Kangding, mountain gateway where Chinese and Tibetan cultures meet, is a melting pot of ethnicities
- The city in Sichuan province has a mixture of Han Chinese, Tibetans, and other ethnic minorities, and a correspondingly eclectic dining scene
- On the historical border between China and Tibet, it is a centre for trekking in the summer and offers traditional and modern accommodation

In the Lechao Bar in Kangding, capital of the Garze Tibetan Autonomous Prefecture in Sichuan province, western China, the bar's owner is educating me about the city’s diverse demographics. “There are so many ethnicities here. Han, Tibetan, Hui, Yi,” says 28-year-old Tibetan Luo Song Dengren, policeman by day, bar proprietor and performer by night.
With the city’s urban centre situated at around 2,500 metres altitude in a deep gorge in the Hengduan Mountains, Kangding has the feel of a gateway to the far more rustic and smaller settlements further up the range.
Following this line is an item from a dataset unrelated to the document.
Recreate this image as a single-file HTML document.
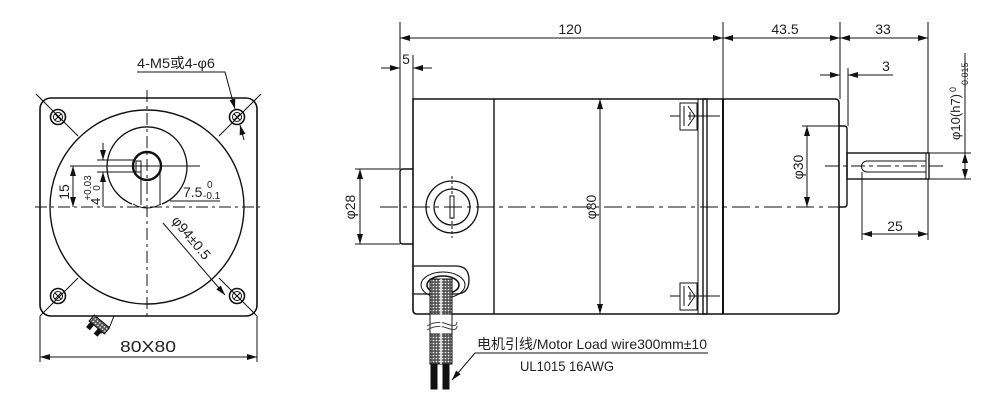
<!DOCTYPE html>
<html><head><meta charset="utf-8"><style>
html,body{margin:0;padding:0;background:#fff;}
svg{display:block;}
text{font-family:"Liberation Sans","Noto Sans CJK SC",sans-serif;fill:#222;}
</style></head><body>
<svg width="1000" height="408" viewBox="0 0 1000 408" xmlns="http://www.w3.org/2000/svg">
<defs>
<marker id="a" viewBox="0 0 10 6" refX="10" refY="3" markerWidth="10" markerHeight="6" orient="auto-start-reverse" markerUnits="userSpaceOnUse"><path d="M0,0L10,3L0,6z" fill="#111"/></marker>
<pattern id="mesh" width="3" height="3" patternUnits="userSpaceOnUse"><rect width="3" height="3" fill="#555"/><circle cx="1.5" cy="1.5" r="0.8" fill="#fff"/></pattern>
</defs>
<g fill="none" stroke="#111" stroke-width="1">
<!-- ===== FRONT VIEW ===== -->
<rect x="40" y="98" width="217" height="218" rx="11" stroke-width="1.6"/>
<circle cx="147" cy="207" r="97" stroke-width="1.4"/>
<line x1="40" y1="98" x2="78" y2="136"/><line x1="257" y1="98" x2="219" y2="136"/>
<line x1="40" y1="316" x2="78" y2="278"/><line x1="257" y1="316" x2="219" y2="278"/>
<line x1="36" y1="94" x2="42" y2="100"/><line x1="261" y1="94" x2="255" y2="100"/>
<g stroke-width="1.6">
<circle cx="58" cy="117" r="7.5"/><circle cx="237" cy="117" r="7.5"/>
<circle cx="58" cy="296" r="7.5"/><circle cx="237" cy="296" r="7.5"/>
</g>
<circle cx="58" cy="117" r="4.5"/><circle cx="237" cy="117" r="4.5"/>
<circle cx="58" cy="296" r="4.5"/><circle cx="237" cy="296" r="4.5"/>
<path d="M55,114l6,6M61,114l-6,6M234,114l6,6M240,114l-6,6M55,293l6,6M61,293l-6,6M234,293l6,6M240,293l-6,6"/>
<path d="M132,204 A40,40 0 1 1 162,204" stroke-width="1.3"/>
<circle cx="147" cy="166" r="14" stroke-width="2.4"/>
<rect x="136" y="161" width="5" height="11"/>
<path d="M133,204 Q147,212 161,204"/>
<line x1="141" y1="172" x2="141" y2="205"/><line x1="160" y1="172" x2="160" y2="205"/>
<line x1="35" y1="207" x2="260" y2="207" stroke-dasharray="12,4,3,4"/>
<line x1="147" y1="90" x2="147" y2="320" stroke-dasharray="12,4,3,4"/>
<line x1="70" y1="166" x2="200" y2="166"/>
<line x1="73" y1="166" x2="73" y2="207" marker-start="url(#a)" marker-end="url(#a)"/>
<line x1="97" y1="160" x2="134" y2="160"/><line x1="97" y1="172" x2="134" y2="172"/>
<line x1="103" y1="143" x2="103" y2="160" marker-end="url(#a)"/>
<line x1="103" y1="172" x2="103" y2="207" marker-start="url(#a)"/>
<line x1="170" y1="201" x2="220" y2="201"/>
<polyline points="137,72 225,72 235,109" marker-end="url(#a)"/>
<line x1="244" y1="140" x2="240" y2="125" marker-end="url(#a)"/>
<line x1="163" y1="223" x2="225" y2="295" marker-end="url(#a)"/>
<path d="M97,316 L92,322 M114,316 L110,326 Q103,335 95,333"/>
<g transform="rotate(40 98 326)"><rect x="88" y="320" width="20" height="8" fill="url(#mesh)"/><rect x="90" y="328" width="4" height="6" fill="#111"/><rect x="100" y="328" width="4" height="6" fill="#111"/></g>
<line x1="40" y1="316" x2="40" y2="362"/><line x1="257" y1="316" x2="257" y2="362"/>
<line x1="40" y1="357" x2="257" y2="357" marker-start="url(#a)" marker-end="url(#a)"/>

<!-- ===== SIDE VIEW ===== -->
<path d="M413,99 H835 Q839,99 839,103 V310 Q839,314 835,314 H417 Q413,314 413,310 Z" stroke-width="1.6"/>
<line x1="494" y1="99" x2="494" y2="314" stroke-width="1.4"/>
<line x1="723" y1="99" x2="723" y2="314" stroke-width="2"/>
<rect x="698" y="99" width="5" height="215"/><rect x="703" y="99" width="4" height="215" stroke-width="1.4"/>
<rect x="680" y="103" width="17" height="27"/><path d="M688,106l7,10l-7,10M684,106v20M688,116h20M690,112v8M680,116h-10M708,116h12" />
<rect x="680" y="283" width="17" height="27"/><path d="M688,286l7,10l-7,10M684,286v20M688,296h20M690,292v8M680,296h-10M708,296h12"/>
<path d="M413,169 H403 Q400,169 400,172 V241 Q400,244 403,244 H413" stroke-width="1.4"/>
<circle cx="452" cy="207" r="26" stroke-width="1.3"/><circle cx="452" cy="207" r="18" stroke-width="1.3"/>
<line x1="452" y1="176" x2="452" y2="238" stroke-dasharray="3,2"/>
<rect x="450" y="196" width="4" height="22" fill="#fff"/>
<path d="M413,266 H456 Q469,266 469,280 Q469,294 456,294 H413" stroke-width="1.3"/>
<ellipse cx="443" cy="285" rx="22" ry="13"/><ellipse cx="443" cy="285" rx="16" ry="9" stroke-width="1.6"/>
<rect x="430" y="279" width="22" height="35" fill="url(#mesh)" stroke="#111"/>
<rect x="430" y="314" width="22" height="20" fill="#fff"/>
<path d="M427,326 Q437,320 447,324 T457,322 M427,330 Q437,324 447,328 T457,326" stroke="#444"/>
<rect x="430" y="334" width="22" height="30" fill="url(#mesh)" stroke="#111"/>
<rect x="431" y="364" width="6" height="25" fill="#111"/><rect x="443" y="364" width="6" height="25" fill="#111"/>
<line x1="441" y1="279" x2="441" y2="364" stroke="#fff" stroke-width="1.5"/>
<polyline points="708,353 475,353 452,380" marker-end="url(#a)"/>
<path d="M839,126 H844 Q847,126 847,129 V204 Q847,207 844,207 H839" stroke-width="1.4"/>
<rect x="847" y="153" width="82" height="26" stroke-width="1.4"/>
<path d="M926,161 H867 A5.5,5.5 0 0 0 867,172 H926 M926,153 V179"/>
<line x1="380" y1="207" x2="850" y2="207" stroke-dasharray="18,5,4,5"/>
<line x1="825" y1="166" x2="945" y2="166" stroke-dasharray="14,4,4,4"/>
<line x1="400" y1="22" x2="400" y2="169"/><line x1="413" y1="55" x2="413" y2="99"/>
<line x1="723" y1="22" x2="723" y2="99"/><line x1="840" y1="22" x2="840" y2="99"/>
<line x1="928" y1="22" x2="928" y2="153"/><line x1="848" y1="68" x2="848" y2="126"/>
<line x1="400" y1="38" x2="723" y2="38" marker-start="url(#a)" marker-end="url(#a)"/>
<line x1="723" y1="38" x2="840" y2="38" marker-start="url(#a)" marker-end="url(#a)"/>
<line x1="840" y1="38" x2="928" y2="38" marker-start="url(#a)" marker-end="url(#a)"/>
<line x1="381" y1="68" x2="400" y2="68" marker-end="url(#a)"/><line x1="432" y1="68" x2="413" y2="68" marker-end="url(#a)"/>
<line x1="820" y1="75" x2="840" y2="75" marker-end="url(#a)"/><line x1="893" y1="75" x2="848" y2="75" marker-end="url(#a)"/>
<line x1="355" y1="169" x2="400" y2="169"/><line x1="355" y1="244" x2="400" y2="244"/>
<line x1="360" y1="169" x2="360" y2="244" marker-start="url(#a)" marker-end="url(#a)"/>
<line x1="600" y1="99" x2="600" y2="314" marker-start="url(#a)" marker-end="url(#a)"/>
<line x1="802" y1="126" x2="839" y2="126"/>
<line x1="807" y1="126" x2="807" y2="207" marker-start="url(#a)" marker-end="url(#a)"/>
<line x1="929" y1="153" x2="971" y2="153"/><line x1="929" y1="179" x2="971" y2="179"/>
<line x1="965" y1="53" x2="965" y2="153"/>
<line x1="965" y1="153" x2="965" y2="179" marker-start="url(#a)" marker-end="url(#a)"/>
<line x1="862" y1="172" x2="862" y2="240"/>
<line x1="862" y1="234" x2="928" y2="234" marker-start="url(#a)" marker-end="url(#a)"/>
<line x1="928" y1="179" x2="928" y2="240"/>
</g>
<g font-size="14">
<text x="137" y="68" textLength="78" lengthAdjust="spacingAndGlyphs">4-M5或4-φ6</text>
<text x="148" y="352" text-anchor="middle" font-size="16" textLength="56" lengthAdjust="spacingAndGlyphs">80X80</text>
<text x="570" y="34" text-anchor="middle">120</text>
<text x="785" y="34" text-anchor="middle">43.5</text>
<text x="883" y="34" text-anchor="middle">33</text>
<text x="406" y="64" text-anchor="middle">5</text>
<text x="886" y="71" text-anchor="middle">3</text>
<text x="895" y="231" text-anchor="middle">25</text>
<text x="477" y="349" textLength="230" lengthAdjust="spacingAndGlyphs">电机引线/Motor Load wire300mm±10</text>
<text x="520" y="371" textLength="94" lengthAdjust="spacingAndGlyphs">UL1015 16AWG</text>
<text x="183" y="197" font-size="14">7.5</text><text x="203" y="199" font-size="10">-0.1</text><text x="207" y="188" font-size="10">0</text>
<text transform="translate(69,192) rotate(-90)" text-anchor="middle">15</text>
<text transform="translate(100,205) rotate(-90)" font-size="13">4</text>
<text transform="translate(91,188) rotate(-90)" font-size="10" text-anchor="middle">+0.03</text>
<text transform="translate(100,188) rotate(-90)" font-size="10" text-anchor="middle">0</text>
<text transform="translate(171,221) rotate(50)" font-size="14">φ94±0.5</text>
<text transform="translate(355,207) rotate(-90)" text-anchor="middle">φ28</text>
<text transform="translate(596,207) rotate(-90)" text-anchor="middle">φ80</text>
<text transform="translate(803,167) rotate(-90)" text-anchor="middle">φ30</text>
<text transform="translate(960,140) rotate(-90)" font-size="13">φ10(h7)</text>
<text transform="translate(968,88) rotate(-90)" font-size="9">-0.015</text>
<text transform="translate(956,92) rotate(-90)" font-size="9">0</text>
</g>
</svg>
</body></html>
Locals are clad in traditional clothing – riding boots, knee-length black coats and cowboy hats for men, ornate headdresses, wooden bead necklaces and long skirts for women.
But the city of over 100,000 has in recent years been subjected to China’s trademark rapid development and attempted Han homogenisation; high-rise hotels and office buildings have sprung up where more primitive dwellings once sat next to the white waters of the Zheduo and Yala rivers.

The diverse cultures of China’s minority populations that call this mountain city home persist, however, and Luo Song Dengren is an eager guide to this former border post between Tibet and China, a centre of trade and stage for warfare in centuries past.
Lechao is the centre of the nascent modern music scene in Kangding, he tells me. He took over the bar in 2017 and renovated it in the style of an American roadhouse, decking the walls out in motorcycle parts and number plates.